Torna Attica Locke e con lei torna il ranger Darren Mathews, qui alla sua seconda indagine dopo la vicenda narrata in quel Texas Blues, il titolo che ha sancito la bravura di questa scrittrice e sceneggiatrice di Houston ma di stanza a Los Angeles, afroamericana con una storia di sopportazione razziale in quel Texas che ha dimostrato quanto l’integrazione (chiedere a Joe R. Lansdale) sia sempre un faticoso e tragico mestiere in cui il genere umano dimostra tutta la sua imperfezione.
Oggi è il turno di Black Blues (Bompiani, 336 pagg., 18 euro) e il caso che ci si para davanti è ancor più penoso di quello risolto nel titolo precedente.
È scomparso un bambino
Primo perché c’è di mezzo un bambino e quando c’è di mezzo un bambino chi scrive e chi legge si trova a dover procedere come un elefante in una cristalleria. E poi perché a Darren Mathews il fatto di indossare una stella dei ranger non lo fa apparire una persona migliore agli occhi degli affiliati della Fratellanza Ariana. Il colore della pelle continua ad avere un peso. Neanche se il suo compito è cercare la verità sul destino di Levi King, nove anni, da qualche ora sparito da solo sulla barca del nonno nelle acque del lago Caddo.
Sera d’inverno a Hopetown. La madre Dara lo aspetta. Arrabbiata ma lo aspetta. L’ottimismo della volontà la convince che il piccolo sia ancora in vita. La polizia locale si fa aiutare proprio da quel ranger nero dotato di un intuito e un’intelligenza che di raro si sono viste da quelle parti.
Ad aumentare il carico di tensione è la situazione del padre del bimbo. Bill King sta scontando in prigione una condanna per aver ucciso un uomo nero ed è un membro della Fratellanza di cui sopra. Un razzista tutto d’un pezzo. Per il ranger Mathews non smette di abbracciarlo con tutta la sua pesantezza.
Sapiente scrittrice
Conta il fatto e l’alchimia per sbrogliarlo. Conta il set dentro cui entriamo da spettatori. Il pezzo di Texas raccontato ci arriva con le sue paludi, i bayous, i profumi della sua cucina, l’aria che entra nelle narici. La musica. Tanta, tantissima musica. Blues, zydeco e Lightnin’ Hopkins in prima fila.
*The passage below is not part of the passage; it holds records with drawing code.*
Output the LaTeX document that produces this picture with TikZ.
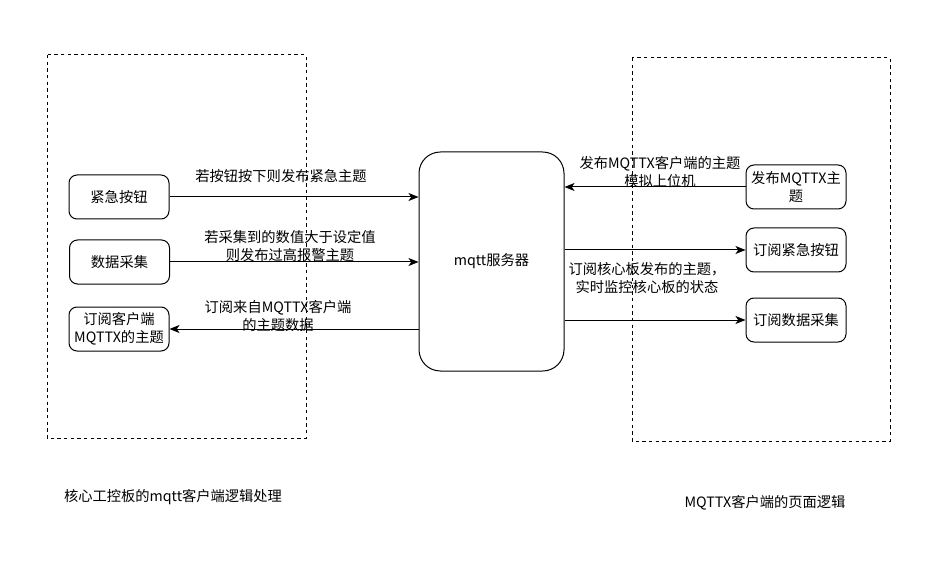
\documentclass[tikz,border=0pt]{standalone}
\usepackage{fontspec}
\setmainfont{Noto Sans CJK SC}
\usetikzlibrary{arrows.meta}
\begin{document}
\begin{tikzpicture}[x=0.75pt,y=-0.75pt,line width=0.75pt,
  every node/.style={font=\fontsize{10.7}{13.5}\selectfont,align=center},
  box/.style={draw,rounded corners=6pt,minimum width=75pt,minimum height=33pt,inner sep=1pt},
  frame/.style={draw,dash pattern=on 2.5pt off 2.5pt},
  arr/.style={-{Stealth[length=7.5pt,width=6pt,inset=2pt]}}]
\useasboundingbox (0,0) rectangle (949,570);
% the two dashed areas
\draw[frame] (47,55) rectangle (306,438);
\draw[frame] (632,58) rectangle (890,441);
% boxes
\node[box] (btn) at (119,197) {紧急按钮};
\node[box] (dat) at (119.5,262) {数据采集};
\node[box] (sub) at (119,329) {订阅客户端\\MQTTX的主题};
\node[draw,rounded corners=16pt,minimum width=108.75pt,minimum height=164.25pt] (srv) at (491.5,261.5) {mqtt服务器};
\node[box] (pub) at (796,187) {发布MQTTX主\\题};
\node[box] (sbtn) at (796,250) {订阅紧急按钮};
\node[box] (sdat) at (796,320) {订阅数据采集};
% arrows
\draw[arr] (btn.east) -- (btn.east -| srv.west);
\draw[arr] (dat.east) -- (dat.east -| srv.west);
\draw[arr] (sub.east -| srv.west) -- (sub.east);
\draw[arr] (pub.west) -- (pub.west -| srv.east);
\draw[arr] (sbtn.west -| srv.east) -- (sbtn.west);
\draw[arr] (sdat.west -| srv.east) -- (sdat.west);
% labels
\node (l1) at (281,176) {若按钮按下则发布紧急主题};
\node (l2) at (290,246) {若采集到的数值大于设定值\\则发布过高报警主题};
\node (l3) at (278,316) {订阅来自MQTTX客户端\\的主题数据};
\node (l4) at (660,172) {发布MQTTX客户端的主题\\模拟上位机};
\node (l5) at (647,278) {订阅核心板发布的主题，\\实时监控核心板的状态};
\node (t1) at (173,497) {核心工控板的mqtt客户端逻辑处理};
\node (t2) at (765,503) {MQTTX客户端的页面逻辑};
\end{tikzpicture}
\end{document}
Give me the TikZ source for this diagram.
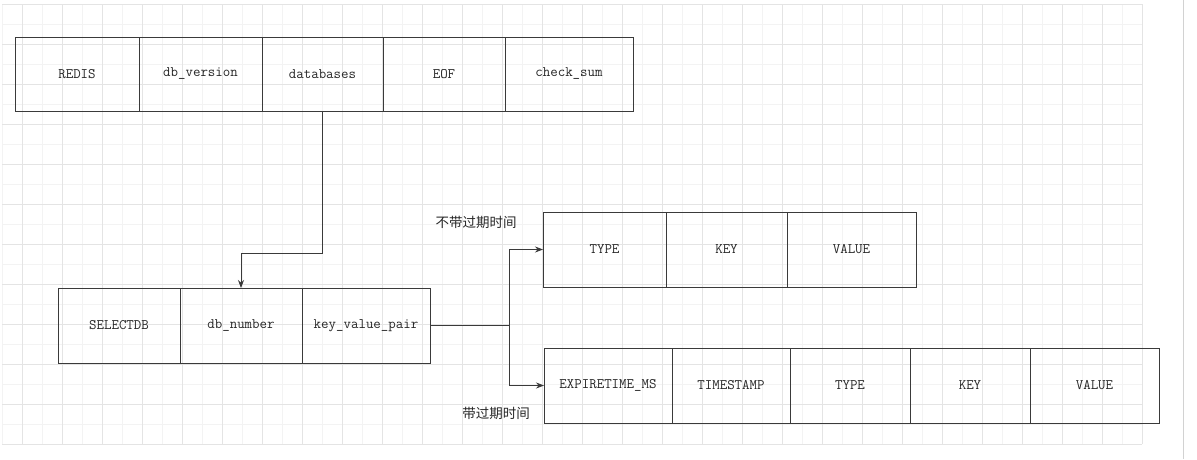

Ma se conta tutto questo significa che la mano che gli dà valore e profilo è governata sapientemente da un talento narrativo preciso. La scrittura procede sempre compatta e a pieno ritmo, i dialoghi perfetti per tono e colore, linguaggio e azioni danno forma e anima all’odio come meglio non potrebbero rappresentare, per le emozioni e l’indottrinamento dei protagonisti l’autrice prepara un ring senza arbitro e secondi.
Linguaggio naturale
Un romanzo brutale che non contiene una goccia di violenza costruita. Brutale perché è brutale l’America che si appresta a salutare il tycoon con i capelli arancio-zucca alla Casa Bianca. E la notizia che un bambino sia stato inghiottito nel nulla del lago Caddo si sposta piano piano dal centro pagina a un luogo più vicino al margine.